Cheap, Fast, and Versatile Pluggables Will Bring Renewed Focus on IPoDWDM

IPoDWDM is a recurring topic in the transport networks ecosystem and has been a part of the ‘background noise’ for a long time. The idea of integrating optical transport interfaces into IP platforms seems logical, and integrating IP and optical transport domains sounds like a good concept for reducing network complexity and cost. In practice, however, this idea is going against the established organizational structures of many vendors and operators. More importantly, the different pace of development of IP and optical platforms made planning and roadmaps for IPoDWDM infrastructures somewhat cumbersome and impractical.

However, beyond these fundamental considerations, shifts in the structure of the telecom technology vendor market and developments in both IP and optical technology open ways for the new wave of IPoDWDM. The number of IP or optical specialists has dwindled over the past several years, and even those that remain can easily integrate optical transport interfaces into their network elements as the optical pluggable options continue to standardize and multiply. All this translates into increased appeal of IPoDWDM; for some types of networks, users, or use cases, IPoDWDM is likely to become a much more attractive proposition going forward.

In 2021, operators considering IPoDWDM deployments will gain access to very attractive options, including wider availability of 400ZR, 400ZR+, and 400G CFP2-DCO modules. While neither of these will bring tectonic changes to the marketplace comparable to, for example, the emergence of DCI platforms, the availability of fast, affordable, and standardized pluggables, along with the new capacity requirements, will open space for more IPoDWDM deployments in the marketplace in 2021.

Spectral Efficiency Will Reach New Heights, and Competition Will Remain Fierce

Since the invention of coherent optical interfaces, vendors have competed on spectral efficiency – how many bytes can be transported through an optical fiber pair. Until recently, vendors focused on achieving spectral efficiency by increasing single wavelength capacity – a consequence of a market largely defined by standard optical channel spacing. This in turn, defined the way optical line systems were built and limited the number of parameters a vendor could change to increase the traffic in an already defined optical channel. However, with increased adoption of flex ROADMs and the growth of demand for coherent interfaces coming from non-traditional operators like webscales or ICPs, vendors are now able to increase spectral efficiency by manipulating channel width.

Additionally, DSP technology has now advanced to a point at which a single coherent solution can be programmed to use different modulations and baud rates, and therefore adapt to conditions of a particular optical link, enabling operators to gain spectral efficiency – and additional capacity – without investing into the often costly laying of additional optical fibers. The economics of fiber system builds are an additional factor: with the costs of laying fiber remaining high or increasing over time, operators are motivated to seek new ways of better utilizing fiber and optimizing the cost of optical transport equipment as well as its power and space usage.

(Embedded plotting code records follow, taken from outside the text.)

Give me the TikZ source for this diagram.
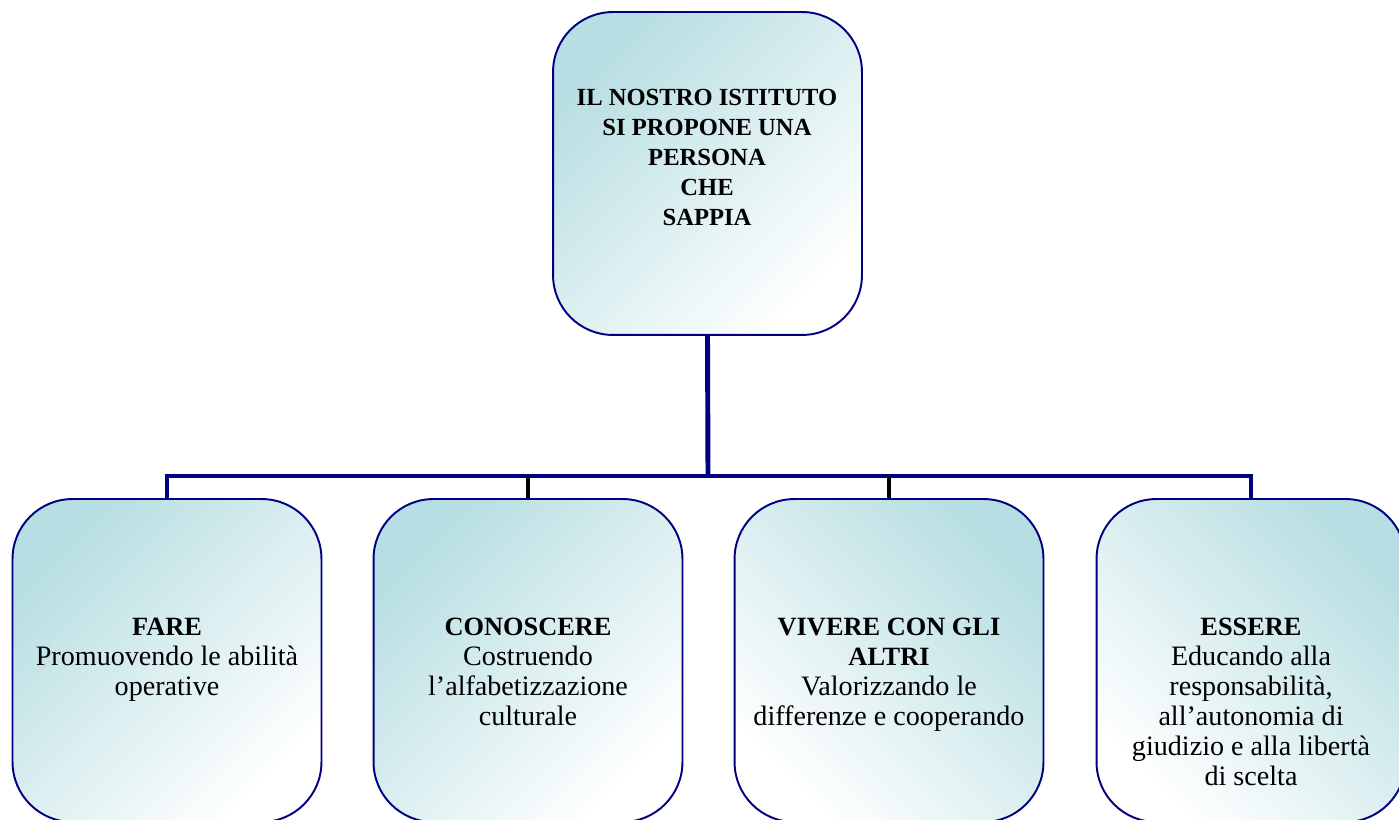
\documentclass[tikz,border=0pt]{standalone}
\usepackage{fontspec}
\setmainfont{Liberation Serif}
\usepackage{xcolor}
\usetikzlibrary{positioning}
\definecolor{boxteal}{RGB}{183,222,226}
\definecolor{boxline}{RGB}{0,0,128}

\begin{document}
\begin{tikzpicture}[x=0.02cm,y=-0.02cm,
	box/.style={draw=boxline, line width=1.1pt, rounded corners=1.2cm, minimum width=6.18cm, minimum height=6.46cm, inner sep=0pt},
	leftshade/.style={top color=boxteal, bottom color=white, shading angle=45},
	rightshade/.style={top color=boxteal, bottom color=white, shading angle=-45},
	txt/.style={align=center, inner sep=0pt, anchor=north, font=\fontsize{16}{17}\selectfont},
	headtxt/.style={txt, font=\fontsize{14}{17}\selectfont\bfseries},
	link/.style={boxline, line width=2.8pt},
	darklink/.style={black, line width=2.8pt}]
	\useasboundingbox (0,0) rectangle (1399,820);
	\clip (0,0) rectangle (1399,820);

	\node[box, leftshade] (istituto) at (707.5,173.5) {};
	\node[box, leftshade] (fare) at (167,660.5) {};
	\node[box, leftshade] (conoscere) at (528,660.5) {};
	\node[box, rightshade] (vivere) at (889,660.5) {};
	\node[box, rightshade] (essere) at (1251,660.5) {};

	\node[headtxt] (istitutotxt) at (707,89) {IL NOSTRO ISTITUTO\\SI PROPONE UNA\\PERSONA\\CHE\\SAPPIA};
	\node[txt] (faretxt) at (167,618) {\textbf{\fontsize{15}{17}\selectfont FARE}\\Promuovendo le abilità\\operative};
	\node[txt] (conosceretxt) at (528,618) {\textbf{\fontsize{15}{17}\selectfont CONOSCERE}\\Costruendo\\l’alfabetizzazione\\culturale};
	\node[txt] (viveretxt) at (889,618) {\textbf{\fontsize{15}{17}\selectfont VIVERE CON GLI}\\\textbf{\fontsize{15}{17}\selectfont ALTRI}\\Valorizzando le\\differenze e cooperando};
	\node[txt] (esseretxt) at (1251,618) {\textbf{\fontsize{15}{17}\selectfont ESSERE}\\Educando alla\\responsabilità,\\all’autonomia di\\giudizio e alla libertà\\di scelta};

	\coordinate (bus) at (708,476);
	\draw[link] (istituto.south) -- (bus);
	\draw[link] (fare.north) |- (bus) -| (essere.north);
	\draw[darklink] (conoscere.north) -- (conoscere.north |- bus);
	\draw[darklink] (vivere.north) -- (vivere.north |- bus);
\end{tikzpicture}
\end{document}
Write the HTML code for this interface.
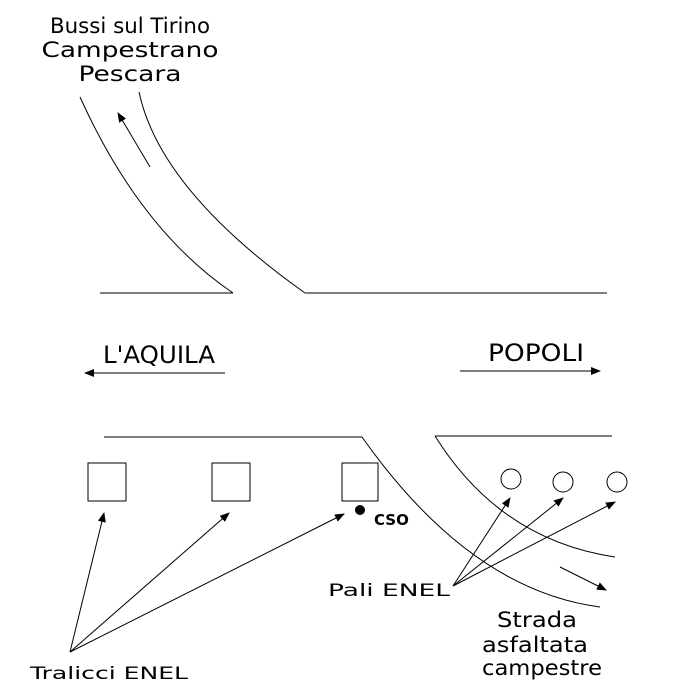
<!DOCTYPE html>
<html><head><style>
body{margin:0;background:#fff;width:700px;height:700px;overflow:hidden}
svg{display:block}
text{font-family:"DejaVu Sans","Liberation Sans",sans-serif;fill:#000}
</style></head><body>
<svg width="700" height="700" viewBox="0 0 700 700">
<defs><marker id="a" markerWidth="10" markerHeight="8" refX="9" refY="4" orient="auto" markerUnits="userSpaceOnUse"><path d="M0,0 L10,4 L0,8 Z" fill="#000"/></marker></defs>
<g fill="none" stroke="#000" stroke-width="1">
<path d="M80,97 Q140,230 233,293"/>
<path d="M139,92 Q160,190 305,293"/>
<line x1="100" y1="293" x2="233" y2="293"/>
<line x1="305" y1="293" x2="607" y2="293"/>
<line x1="150" y1="167" x2="118" y2="113" marker-end="url(#a)"/>
<line x1="225" y1="373" x2="85" y2="373" marker-end="url(#a)"/>
<line x1="460" y1="371" x2="600" y2="371" marker-end="url(#a)"/>
<line x1="104" y1="437" x2="362" y2="437"/>
<path d="M362,437 Q470,590 600,607"/>
<line x1="435" y1="436" x2="612" y2="436"/>
<path d="M435,436 Q500,540 615,557"/>
<line x1="560" y1="567" x2="606" y2="590" marker-end="url(#a)"/>
<rect x="88" y="463" width="38" height="38"/>
<rect x="212" y="463" width="38" height="38"/>
<rect x="342" y="463" width="36" height="38"/>
<circle cx="511" cy="479" r="10"/>
<circle cx="563" cy="482" r="10"/>
<circle cx="617" cy="482" r="10"/>
<line x1="453" y1="586" x2="510" y2="498" marker-end="url(#a)"/>
<line x1="453" y1="586" x2="563" y2="498" marker-end="url(#a)"/>
<line x1="453" y1="586" x2="615" y2="502" marker-end="url(#a)"/>
<line x1="70" y1="652" x2="104" y2="513" marker-end="url(#a)"/>
<line x1="70" y1="652" x2="229" y2="513" marker-end="url(#a)"/>
<line x1="70" y1="652" x2="344" y2="514" marker-end="url(#a)"/>
</g>
<circle cx="360" cy="510" r="5" fill="#000"/>
<g text-anchor="middle" font-size="21">
<text x="130" y="33" textLength="160" lengthAdjust="spacingAndGlyphs">Bussi sul Tirino</text>
<text x="130" y="57" textLength="177" lengthAdjust="spacingAndGlyphs">Campestrano</text>
<text x="130" y="81" textLength="103" lengthAdjust="spacingAndGlyphs">Pescara</text>
<text x="159" y="363" font-size="24" textLength="112" lengthAdjust="spacingAndGlyphs">L'AQUILA</text>
<text x="536" y="361" font-size="24" textLength="96" lengthAdjust="spacingAndGlyphs">POPOLI</text>
<text x="537" y="627" textLength="80" lengthAdjust="spacingAndGlyphs">Strada</text>
<text x="535" y="652" textLength="106" lengthAdjust="spacingAndGlyphs">asfaltata</text>
<text x="542" y="675" textLength="120" lengthAdjust="spacingAndGlyphs">campestre</text>
</g>
<text x="374" y="525" font-size="15" font-weight="bold" font-family="Liberation Sans">CSO</text>
<text x="328" y="596" font-size="17" textLength="122" lengthAdjust="spacingAndGlyphs">Pali ENEL</text>
<text x="30" y="679" font-size="17" textLength="158" lengthAdjust="spacingAndGlyphs">Tralicci ENEL</text>
</svg>
</body></html>
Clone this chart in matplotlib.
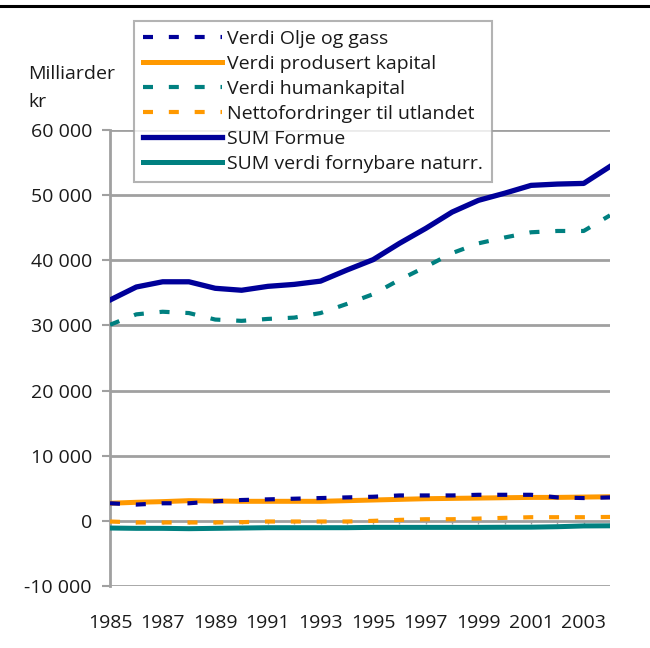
import matplotlib
matplotlib.use('agg')
import matplotlib.pyplot as plt
from matplotlib.lines import Line2D
from matplotlib.ticker import FuncFormatter
import numpy as np

plt.rcParams['font.family'] = ['Open Sans', 'DejaVu Sans']

years = list(range(1985, 2005))

olje_gass = [2700, 2500, 2700, 2700, 3000, 3200, 3300, 3400, 3500, 3600,
             3700, 3900, 3900, 3900, 4000, 4000, 4000, 3600, 3500, 3600]
produsert = [2700, 2850, 2950, 3100, 3050, 3000, 3000, 3000, 3000, 3100,
             3200, 3300, 3400, 3450, 3500, 3550, 3600, 3600, 3650, 3700]
humankapital = [30100, 31700, 32100, 31900, 30900, 30700, 31000, 31200, 31900, 33300,
                34800, 37000, 39000, 41100, 42600, 43500, 44300, 44500, 44500, 46900]
netto = [-100, -250, -250, -250, -250, -200, -100, -100, -100, -100,
         0, 150, 250, 250, 350, 460, 560, 560, 560, 600]
sum_formue = [33900, 35900, 36700, 36700, 35700, 35400, 36000, 36300, 36800, 38500,
              40100, 42600, 44900, 47400, 49200, 50300, 51500, 51700, 51800, 54400]
fornybare = [-1100, -1150, -1150, -1200, -1150, -1100, -1050, -1050, -1050, -1050,
             -1000, -1000, -1000, -1000, -1000, -980, -970, -900, -780, -760]

labels = ['Verdi Olje og gass', 'Verdi produsert kapital', 'Verdi humankapital',
          'Nettofordringer til utlandet', 'SUM Formue', 'SUM verdi fornybare naturr.']

navy = '#000099'
orange = '#ff9900'
teal = '#008080'
grid_grey = '#a0a0a0'
text_col = '#1a1a1a'

fig = plt.figure(figsize=(6.5, 6.48), dpi=100)
ax = fig.add_axes([110 / 650, 62 / 648, 500 / 650, 456 / 648])

dash = (2.4, 3.8)
ax.plot(years, olje_gass, color=navy, lw=3, dashes=dash, label=labels[0], zorder=4)
ax.plot(years, produsert, color=orange, lw=3.6, label=labels[1], zorder=3)
ax.plot(years, humankapital, color=teal, lw=3, dashes=dash, label=labels[2], zorder=3)
ax.plot(years, netto, color=orange, lw=3, dashes=dash, label=labels[3], zorder=3)
ax.plot(years, sum_formue, color=navy, lw=3.8, label=labels[4], zorder=3)
ax.plot(years, fornybare, color=teal, lw=3.6, label=labels[5], zorder=3)

ax.set_xlim(1985, 2004)
ax.set_ylim(-10000, 60000)
ax.set_yticks(np.arange(-10000, 60001, 10000))
ax.yaxis.set_major_formatter(FuncFormatter(lambda v, p: f'{int(v):,}'.replace(',', ' ')))
ax.set_xticks(years[::2])
ax.set_xticklabels([str(y) for y in years[::2]])

ax.grid(axis='y', color=grid_grey, lw=2)
ax.set_axisbelow(True)
for s in ['top', 'right', 'bottom']:
    ax.spines[s].set_visible(False)
ax.spines['left'].set_color(grid_grey)
ax.spines['left'].set_linewidth(2)
ax.tick_params(axis='y', length=6, width=1.5, color=grid_grey, labelsize=14, pad=7, labelcolor=text_col)
ax.tick_params(axis='x', length=0, labelsize=14, pad=20, labelcolor=text_col)

# small category ticks on the zero axis
ax.vlines(years, -500, 0, color=grid_grey, lw=1, zorder=2)

leg = ax.legend(loc='upper left', bbox_to_anchor=(134 / 650, 1 - 21 / 648),
                bbox_transform=fig.transFigure, fontsize=14, frameon=True,
                fancybox=False, borderpad=0.45, labelspacing=0.36,
                handlelength=4.1, handletextpad=0.25, borderaxespad=0,
                labelcolor=text_col)
leg.get_frame().set_edgecolor(grid_grey)
leg.get_frame().set_linewidth(1.5)
leg.set_zorder(10)

fig.text(28 / 650, 1 - 74 / 648, 'Milliarder', fontsize=14, va='center', ha='left', color=text_col)
fig.text(28 / 650, 1 - 102 / 648, 'kr', fontsize=14, va='center', ha='left', color=text_col)

fig.add_artist(Line2D([0, 1], [1 - 6 / 648, 1 - 6 / 648], color='black', lw=2.2,
                      transform=fig.transFigure))

fig.savefig('out.png', dpi=100)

Over the coming year, optical transport vendors will gradually shift the focus of their messaging from headline wavelength capacities to practical spectrum efficiency gains offered in different applications. This will, in part, stem from an increased number of 800G solutions becoming widely available in the marketplace, but also from capacity crunch on routes where deploying new fiber is costly, time consuming, or both. With new tools at their disposal, operators will increasingly adopt a more flexible view of their transport network architectures, focused on overall fiber capacity and spectral efficiency, rather than standard wavelength capacity. In response to this, vendors will need to diversify their messaging and present their capabilities across several dimensions, reducing focus on maximum wavelength capacity as the industry currency.